#### DATA PROVIDED:
»»
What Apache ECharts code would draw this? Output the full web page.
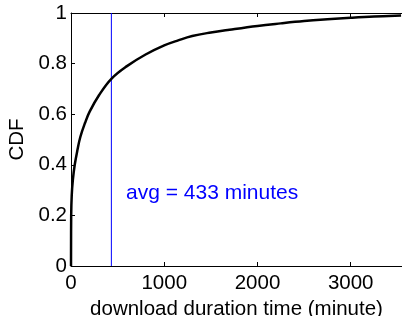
<!DOCTYPE html>
<html>
<head>
    <meta charset="utf-8">
    <title>CDF</title>
    <style type="text/css">
        * { margin: 0; padding: 0; }
        body { background: #fff; }
        #chart { width: 402px; height: 316px; }
    </style>
</head>
<body>
<div id="chart"></div>
<script src="https://cdn.jsdelivr.net/npm/echarts@6/dist/echarts.min.js"></script>
<script type="text/javascript">
    // download duration (minute) and CDF value
    var durations = [0, 2, 8, 20, 40, 70, 100, 150, 200, 300, 433, 600, 800, 1000, 1150, 1300, 1500, 1700, 2000, 2250, 2500, 2750, 3000, 3250, 3540];
    var cdfValues = [0, 0.2, 0.28, 0.34, 0.4, 0.46, 0.51, 0.565, 0.61, 0.675, 0.74, 0.79, 0.836, 0.872, 0.892, 0.909, 0.923, 0.934, 0.949, 0.959, 0.968, 0.975, 0.981, 0.986, 0.99];
    var avgMinutes = 433;
    var avgLineY = [0, 1];
    var xTicks = [0, 1000, 2000, 3000];
    var yTicks = [0, 0.2, 0.4, 0.6, 0.8, 1];

    var font = 'Liberation Sans, Arial, sans-serif';
    var points = durations.map(function (d, i) { return [d, cdfValues[i]]; });
    var avgLine = avgLineY.map(function (y) { return [avgMinutes, y]; });

    var chart = echarts.init(document.getElementById('chart'));

    var option = {
        animation: false,
        grid: { left: 71, top: 13, right: 0, bottom: 50, outerBoundsMode: 'none', containLabel: false },
        xAxis: [{
            type: 'value',
            min: 0,
            max: 3550,
            interval: 1000,
            name: 'download duration time (minute)',
            nameLocation: 'middle',
            nameGap: 24,
            nameTextStyle: { fontFamily: font, fontSize: 20.5, color: '#000' },
            axisLine: { lineStyle: { color: '#000', width: 1 } },
            axisTick: { inside: true, length: 4, lineStyle: { color: '#000' } },
            axisLabel: {
                fontFamily: font, fontSize: 20.5, color: '#000', margin: 7,
                showMaxLabel: false,
                formatter: function (v) { return xTicks.indexOf(v) >= 0 ? String(v) : ''; }
            },
            splitLine: { show: false }
        }, {
            type: 'value',
            position: 'top',
            min: 0,
            max: 3550,
            interval: 1000,
            axisLine: { lineStyle: { color: '#000', width: 1 } },
            axisTick: { inside: true, length: 4, lineStyle: { color: '#000' } },
            axisLabel: { show: false },
            splitLine: { show: false }
        }],
        yAxis: {
            type: 'value',
            min: 0,
            max: 1,
            interval: 0.2,
            name: 'CDF',
            nameLocation: 'middle',
            nameGap: 40,
            nameTextStyle: { fontFamily: font, fontSize: 20.5, color: '#000' },
            axisLine: { show: true, lineStyle: { color: '#000', width: 1 } },
            axisTick: { show: true, inside: true, length: 4, lineStyle: { color: '#000' } },
            axisLabel: {
                fontFamily: font, fontSize: 20.5, color: '#000', margin: 4,
                formatter: function (v) {
                    var t = yTicks.find(function (y) { return Math.abs(y - v) < 1e-9; });
                    return t === undefined ? '' : String(t);
                }
            },
            splitLine: { show: false }
        },
        graphic: [{
            type: 'text',
            left: 126,
            top: 183,
            style: { text: 'avg = ' + avgMinutes + ' minutes', fontFamily: font, fontSize: 21, fill: '#0000ff' }
        }],
        series: [{
            type: 'line',
            data: avgLine,
            showSymbol: false,
            silent: true,
            itemStyle: { color: '#0000ff' },
            lineStyle: { color: '#0000ff', width: 1 }
        }, {
            type: 'line',
            data: points,
            smooth: 0.4,
            showSymbol: false,
            itemStyle: { color: '#000' },
            lineStyle: { color: '#000', width: 2.5 }
        }]
    };

    chart.setOption(option);
</script>
</body>
</html>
««
#### WHAT YOU SHOULD DO:
Send back the data above word for word, with the pictures left out.

#### TASK SOLUTION:
What Apache ECharts code would draw this? Output the full web page.
<!DOCTYPE html>
<html>
<head>
    <meta charset="utf-8">
    <title>CDF</title>
    <style type="text/css">
        * { margin: 0; padding: 0; }
        body { background: #fff; }
        #chart { width: 402px; height: 316px; }
    </style>
</head>
<body>
<div id="chart"></div>
<script src="https://cdn.jsdelivr.net/npm/echarts@6/dist/echarts.min.js"></script>
<script type="text/javascript">
    // download duration (minute) and CDF value
    var durations = [0, 2, 8, 20, 40, 70, 100, 150, 200, 300, 433, 600, 800, 1000, 1150, 1300, 1500, 1700, 2000, 2250, 2500, 2750, 3000, 3250, 3540];
    var cdfValues = [0, 0.2, 0.28, 0.34, 0.4, 0.46, 0.51, 0.565, 0.61, 0.675, 0.74, 0.79, 0.836, 0.872, 0.892, 0.909, 0.923, 0.934, 0.949, 0.959, 0.968, 0.975, 0.981, 0.986, 0.99];
    var avgMinutes = 433;
    var avgLineY = [0, 1];
    var xTicks = [0, 1000, 2000, 3000];
    var yTicks = [0, 0.2, 0.4, 0.6, 0.8, 1];

    var font = 'Liberation Sans, Arial, sans-serif';
    var points = durations.map(function (d, i) { return [d, cdfValues[i]]; });
    var avgLine = avgLineY.map(function (y) { return [avgMinutes, y]; });

    var chart = echarts.init(document.getElementById('chart'));

    var option = {
        animation: false,
        grid: { left: 71, top: 13, right: 0, bottom: 50, outerBoundsMode: 'none', containLabel: false },
        xAxis: [{
            type: 'value',
            min: 0,
            max: 3550,
            interval: 1000,
            name: 'download duration time (minute)',
            nameLocation: 'middle',
            nameGap: 24,
            nameTextStyle: { fontFamily: font, fontSize: 20.5, color: '#000' },
            axisLine: { lineStyle: { color: '#000', width: 1 } },
            axisTick: { inside: true, length: 4, lineStyle: { color: '#000' } },
            axisLabel: {
                fontFamily: font, fontSize: 20.5, color: '#000', margin: 7,
                showMaxLabel: false,
                formatter: function (v) { return xTicks.indexOf(v) >= 0 ? String(v) : ''; }
            },
            splitLine: { show: false }
        }, {
            type: 'value',
            position: 'top',
            min: 0,
            max: 3550,
            interval: 1000,
            axisLine: { lineStyle: { color: '#000', width: 1 } },
            axisTick: { inside: true, length: 4, lineStyle: { color: '#000' } },
            axisLabel: { show: false },
            splitLine: { show: false }
        }],
        yAxis: {
            type: 'value',
            min: 0,
            max: 1,
            interval: 0.2,
            name: 'CDF',
            nameLocation: 'middle',
            nameGap: 40,
            nameTextStyle: { fontFamily: font, fontSize: 20.5, color: '#000' },
            axisLine: { show: true, lineStyle: { color: '#000', width: 1 } },
            axisTick: { show: true, inside: true, length: 4, lineStyle: { color: '#000' } },
            axisLabel: {
                fontFamily: font, fontSize: 20.5, color: '#000', margin: 4,
                formatter: function (v) {
                    var t = yTicks.find(function (y) { return Math.abs(y - v) < 1e-9; });
                    return t === undefined ? '' : String(t);
                }
            },
            splitLine: { show: false }
        },
        graphic: [{
            type: 'text',
            left: 126,
            top: 183,
            style: { text: 'avg = ' + avgMinutes + ' minutes', fontFamily: font, fontSize: 21, fill: '#0000ff' }
        }],
        series: [{
            type: 'line',
            data: avgLine,
            showSymbol: false,
            silent: true,
            itemStyle: { color: '#0000ff' },
            lineStyle: { color: '#0000ff', width: 1 }
        }, {
            type: 'line',
            data: points,
            smooth: 0.4,
            showSymbol: false,
            itemStyle: { color: '#000' },
            lineStyle: { color: '#000', width: 2.5 }
        }]
    };

    chart.setOption(option);
</script>
</body>
</html>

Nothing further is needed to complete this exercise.